Bloomberg recently reported that "the top 10 lowest-yielding U.S. corporate new issues in history have been sold in the last 14 months".

Economists always caution that fiscal and monetary policies take quite a bit of time to be felt. Policy action often requires 18 to 24 months to impact its target. For instance, the Fed first slashed interest rates in the fall of 2007, and 18 months later, the stock market bottomed, right on cue.

We may be reaching the end of the lag period for the aggressive rate cutting over the last two years. The headlines above are but one small indication that the Fed's "pushing on a string" is finally getting traction. I am looking for a veritable flood of new bond issuance in the next two quarters, as companies succumb to the irresistible lure of very cheap money. Of course, what they do with it is an open question.

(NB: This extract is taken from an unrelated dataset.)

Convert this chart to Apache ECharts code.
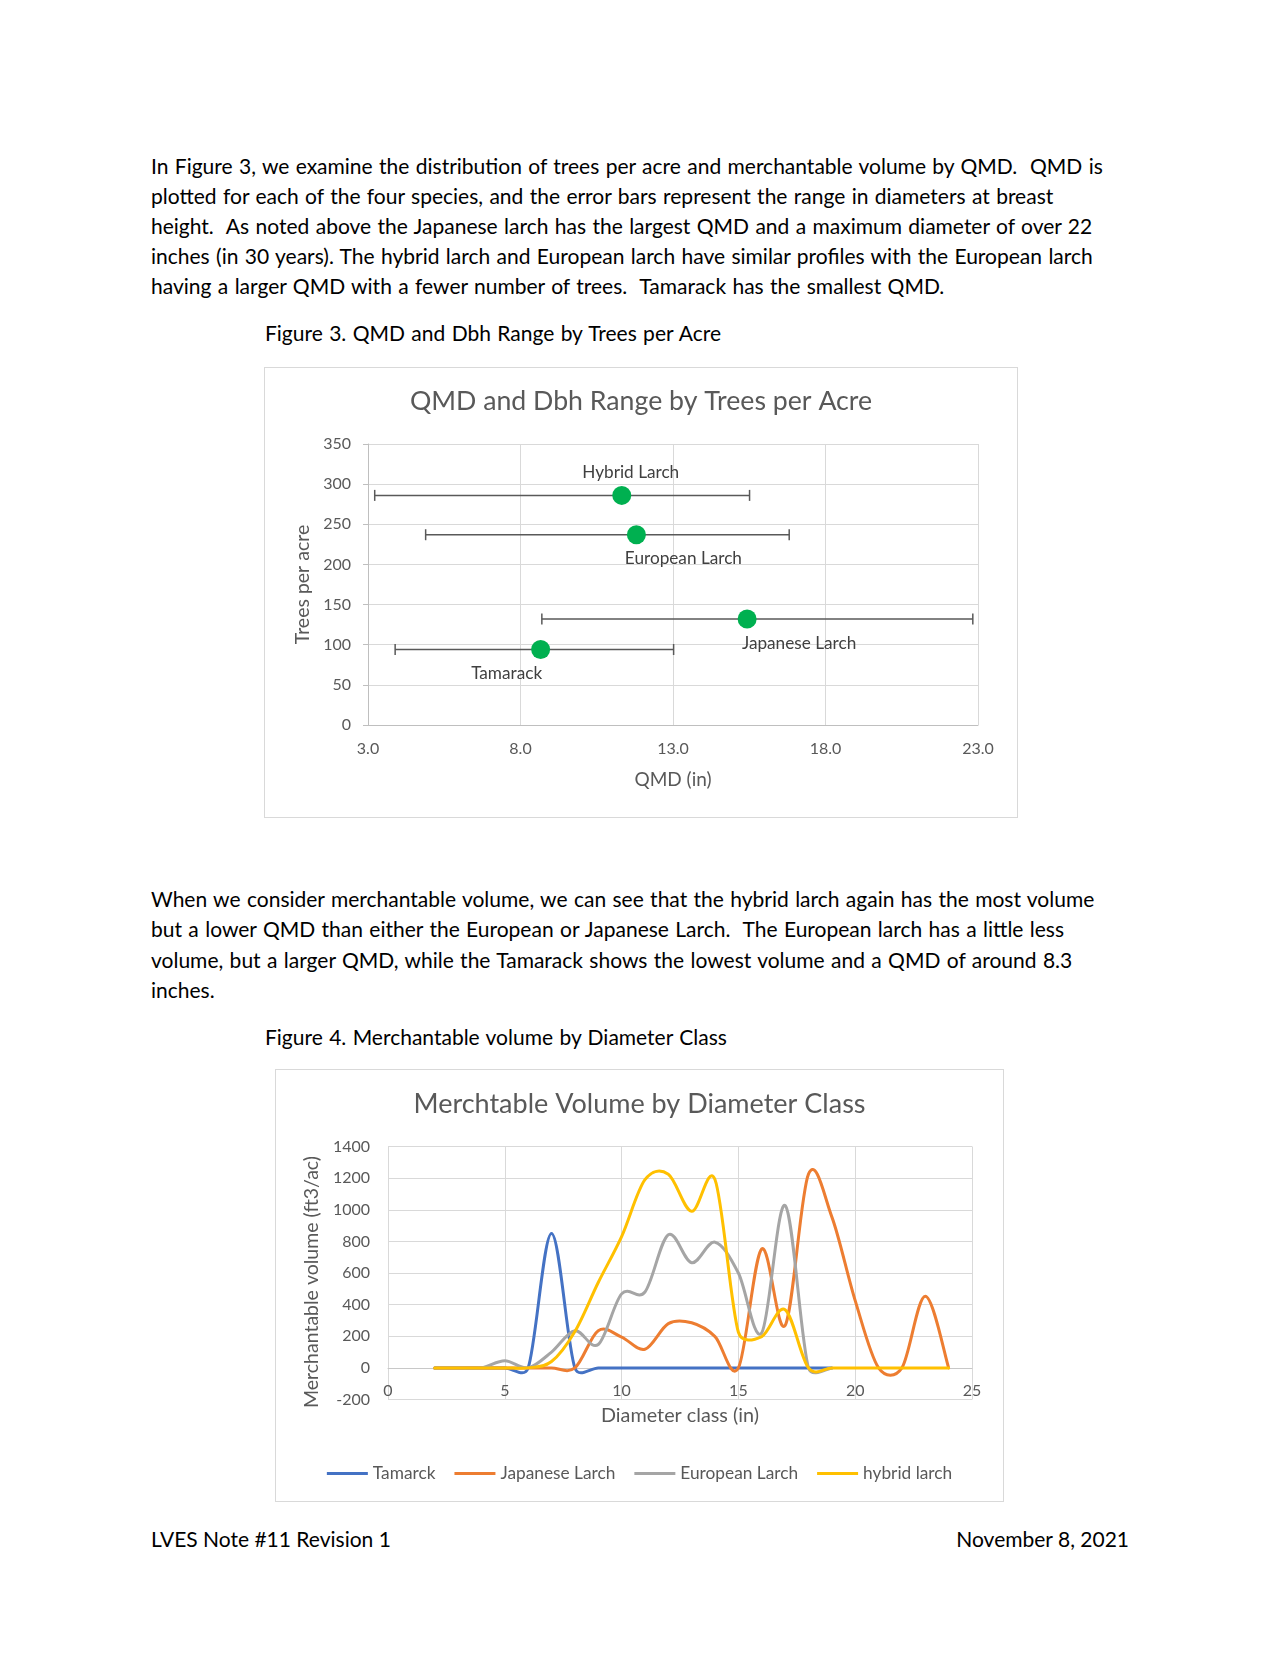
<!DOCTYPE html>
<html><head><meta charset="utf-8">
<script src="https://cdn.jsdelivr.net/npm/echarts/dist/echarts.min.js"></script>
<style>
html,body{margin:0;padding:0;background:#fff;}
body{width:1280px;height:1657px;position:relative;overflow:hidden;font-family:Lato,'Open Sans',sans-serif;color:#000;}
.t{position:absolute;white-space:pre;font-size:21px;line-height:31px;left:151px;word-spacing:1px;}
.box{position:absolute;border:1px solid #d9d9d9;box-sizing:border-box;background:#fff;}
.box > div{position:absolute;left:0;top:0;right:0;bottom:0;}
</style></head>
<body>
<div class="t" style="top:150px">In Figure 3, we examine the distribution of trees per acre and merchantable volume by QMD.  QMD is</div>
<div class="t" style="top:180px">plotted for each of the four species, and the error bars represent the range in diameters at breast</div>
<div class="t" style="top:210px">height.  As noted above the Japanese larch has the largest QMD and a maximum diameter of over 22</div>
<div class="t" style="top:240px">inches (in 30 years). The hybrid larch and European larch have similar profiles with the European larch</div>
<div class="t" style="top:270px">having a larger QMD with a fewer number of trees.  Tamarack has the smallest QMD.</div>
<div class="t" style="top:317px;left:265px">Figure 3. QMD and Dbh Range by Trees per Acre</div>
<div class="box" style="left:264px;top:367px;width:754px;height:451px"><div id="c1"></div></div>
<div class="t" style="top:883px">When we consider merchantable volume, we can see that the hybrid larch again has the most volume</div>
<div class="t" style="top:913px">but a lower QMD than either the European or Japanese Larch.  The European larch has a little less</div>
<div class="t" style="top:944px">volume, but a larger QMD, while the Tamarack shows the lowest volume and a QMD of around 8.3</div>
<div class="t" style="top:974px">inches.</div>
<div class="t" style="top:1021px;left:265px">Figure 4. Merchantable volume by Diameter Class</div>
<div class="box" style="left:275px;top:1069px;width:729px;height:433px"><div id="c2"></div></div>
<div class="t" style="top:1523px;word-spacing:0">LVES Note #11 Revision 1</div>
<div class="t" style="top:1523px;left:auto;right:151px;word-spacing:0">November 8, 2021</div>
<script>
// ---------- Figure 3 data ----------
const species = ['Hybrid Larch', 'European Larch', 'Japanese Larch', 'Tamarack'];
const qmd = [11.32, 11.80, 15.43, 8.66];
const treesPerAcre = [286, 237, 132, 94];
const dbhMin = [3.22, 4.89, 8.70, 3.89];
const dbhMax = [15.51, 16.81, 22.83, 13.02];

// ---------- Figure 4 data ----------
const classesShort = [2,3,4,5,6,7,8,9,10,11,12,13,14,15,16,17,18,19];
const classesLong = [2,3,4,5,6,7,8,9,10,11,12,13,14,15,16,17,18,19,20,21,22,23,24];
const tamarck = [0,0,0,0,0,850,0,0,0,0,0,0,0,0,0,0,0,0];
const japaneseLarch = [0,0,0,0,0,0,0,235,195,118,280,285,198,0,752,268,1225,955,425,0,0,453,0];
const europeanLarch = [0,0,0,45,0,100,235,148,468,480,842,665,795,600,222,1027,0,0];
const hybridLarch = [0,0,0,0,0,40,230,540,830,1190,1225,990,1190,225,198,368,0,0,0,0,0,0,0];

const FONT = 'Lato';
const GREY = '#595959';

// ---------- Chart 1 ----------
const labelPlacement = [
  {position: 'top', offset: [9, 0]},
  {position: 'bottom', offset: [47, 1]},
  {position: 'bottom', offset: [52, 1]},
  {position: 'bottom', offset: [-34, 1]}
];
const c1 = echarts.init(document.getElementById('c1'));
c1.setOption({
  animation: false,
  textStyle: {fontFamily: FONT},
  title: {text: 'QMD and Dbh Range by Trees per Acre', left: 'center', top: 15,
    textStyle: {fontSize: 26.7, fontWeight: 'normal', color: GREY, fontFamily: FONT}},
  grid: {left: 103, top: 76, width: 610, height: 281},
  xAxis: {type: 'value', min: 3, max: 23, interval: 5,
    name: 'QMD (in)', nameLocation: 'middle', nameGap: 45,
    nameTextStyle: {fontSize: 19, color: GREY, fontFamily: FONT},
    axisLine: {show: true, onZero: false, lineStyle: {color: '#bfbfbf'}},
    axisTick: {show: false},
    axisLabel: {margin: 16, fontSize: 16, color: GREY, fontFamily: FONT, formatter: v => v.toFixed(1)},
    splitLine: {show: true, lineStyle: {color: '#d9d9d9'}}},
  yAxis: {type: 'value', min: 0, max: 350, interval: 50,
    name: 'Trees per acre', nameLocation: 'middle', nameGap: 53,
    nameTextStyle: {fontSize: 19.5, color: GREY, fontFamily: FONT},
    axisLine: {show: true, lineStyle: {color: '#bfbfbf'}},
    axisTick: {show: true, length: 5, lineStyle: {color: '#bfbfbf'}},
    axisLabel: {margin: 17, fontSize: 16, color: GREY, fontFamily: FONT},
    splitLine: {show: true, lineStyle: {color: '#d9d9d9'}}},
  series: [
    {type: 'custom', z: 2,
     data: species.map((s, i) => [dbhMin[i], dbhMax[i], treesPerAcre[i]]),
     encode: {x: [0, 1], y: 2},
     renderItem: function (params, api) {
       const a = api.coord([api.value(0), api.value(2)]);
       const b = api.coord([api.value(1), api.value(2)]);
       const h = 5.5;
       const st = {stroke: GREY, lineWidth: 1.5};
       return {type: 'group', children: [
         {type: 'line', shape: {x1: a[0], y1: a[1], x2: b[0], y2: b[1]}, style: st},
         {type: 'line', shape: {x1: a[0], y1: a[1] - h, x2: a[0], y2: a[1] + h}, style: st},
         {type: 'line', shape: {x1: b[0], y1: b[1] - h, x2: b[0], y2: b[1] + h}, style: st}
       ]};
     }},
    {type: 'scatter', z: 3, symbolSize: 19, itemStyle: {color: '#00b050', opacity: 1},
     data: species.map((s, i) => ({
       name: s, value: [qmd[i], treesPerAcre[i]],
       label: {show: true, formatter: s, position: labelPlacement[i].position, offset: labelPlacement[i].offset,
               fontSize: 17.2, color: '#404040', fontFamily: FONT}
     }))}
  ]
});

// ---------- Chart 2 ----------
// Spreadsheet-style smoothed line (cubic Bezier through the data points, tangent parallel to neighbours)
function smoothPath(pts) {
  const dist = (p, q) => Math.hypot(q[0] - p[0], q[1] - p[1]);
  let d = 'M' + pts[0][0] + ',' + pts[0][1];
  for (let i = 0; i < pts.length - 1; i++) {
    const p0 = pts[i - 1] || pts[i], p1 = pts[i], p2 = pts[i + 1], p3 = pts[i + 2] || pts[i + 1];
    const d12 = dist(p1, p2), d02 = dist(p0, p2), d13 = dist(p1, p3);
    let f0 = 1 / 6, f1 = 1 / 6;
    if (d02 / 6 > d12 / 2 && d02 > 0) f0 = d12 / (2 * d02);
    if (d13 / 6 > d12 / 2 && d13 > 0) f1 = d12 / (2 * d13);
    const c1x = p1[0] + f0 * (p2[0] - p0[0]), c1y = p1[1] + f0 * (p2[1] - p0[1]);
    const c2x = p2[0] - f1 * (p3[0] - p1[0]), c2y = p2[1] - f1 * (p3[1] - p1[1]);
    d += ' C' + c1x + ',' + c1y + ' ' + c2x + ',' + c2y + ' ' + p2[0] + ',' + p2[1];
  }
  return d;
}
const mk = (name, xs, ys, color) => ({
  name: name, type: 'custom',
  data: xs.map((x, i) => [x, ys[i]]),
  encode: {x: 0, y: 1},
  itemStyle: {color: color},
  renderItem: function (params, api) {
    if (params.dataIndexInside !== 0) return null;
    const pts = [];
    for (let i = 0; i < params.dataInsideLength; i++) {
      pts.push(api.coord([api.value(0, i), api.value(1, i)]));
    }
    return {type: 'path', shape: {pathData: smoothPath(pts)},
            style: {stroke: color, lineWidth: 3, fill: null, lineJoin: 'round', lineCap: 'round'}};
  }
});
const yMin2 = -200, yMax2 = 1400, gridH2 = 253;
const c2 = echarts.init(document.getElementById('c2'));
c2.setOption({
  animation: false,
  textStyle: {fontFamily: FONT},
  title: {text: 'Merchtable Volume by Diameter Class', left: 'center', top: 16,
    textStyle: {fontSize: 27, fontWeight: 'normal', color: GREY, fontFamily: FONT}},
  grid: {left: 112, top: 76.5, width: 584, height: gridH2},
  legend: {left: 'center', top: 390, icon: 'rect', itemWidth: 41, itemHeight: 3, itemGap: 19,
    textStyle: {fontSize: 17.3, color: GREY, fontFamily: FONT},
    data: ['Tamarck', 'Japanese Larch', 'European Larch', 'hybrid larch']},
  xAxis: {type: 'value', min: 0, max: 25, interval: 5,
    offset: -gridH2 * (0 - yMin2) / (yMax2 - yMin2),
    name: 'Diameter class (in)', nameLocation: 'middle', nameGap: 38,
    nameTextStyle: {fontSize: 19.8, color: GREY, fontFamily: FONT},
    axisLine: {show: true, onZero: false, lineStyle: {color: '#c8c8c8'}},
    axisTick: {show: false},
    axisLabel: {margin: 15, fontSize: 16, color: GREY, fontFamily: FONT},
    splitLine: {show: true, lineStyle: {color: '#d9d9d9'}}},
  yAxis: {type: 'value', min: yMin2, max: yMax2, interval: 200,
    name: 'Merchantable volume (ft3/ac)', nameLocation: 'middle', nameGap: 62,
    nameTextStyle: {fontSize: 19.5, color: GREY, fontFamily: FONT, padding: [0, 18, 0, 0]},
    axisLine: {show: false}, axisTick: {show: false},
    axisLabel: {margin: 18, fontSize: 16, color: GREY, fontFamily: FONT, formatter: v => String(v)},
    splitLine: {show: true, lineStyle: {color: '#d9d9d9'}}},
  series: [
    mk('Tamarck', classesShort, tamarck, '#4472c4'),
    mk('Japanese Larch', classesLong, japaneseLarch, '#ed7d31'),
    mk('European Larch', classesShort, europeanLarch, '#a5a5a5'),
    mk('hybrid larch', classesLong, hybridLarch, '#ffc000')
  ]
});
</script>
</body></html>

The market implications are inflationary. Deflation is the issue du jour, but we need to keep the lag effect in mind. Commodity inflation is in full force, with various basic necessities such as grains, cotton and coffee surging to all-time highs. Gold may be signaling that by next spring inflation may be back on our minds.

Inflation does not mean a poor market. In fact, companies with pricing power will do fine as inflation revives. But the specter of renewed inflation should catalyze investors to examine the names they hold now, and shift their holdings into names that can price at will.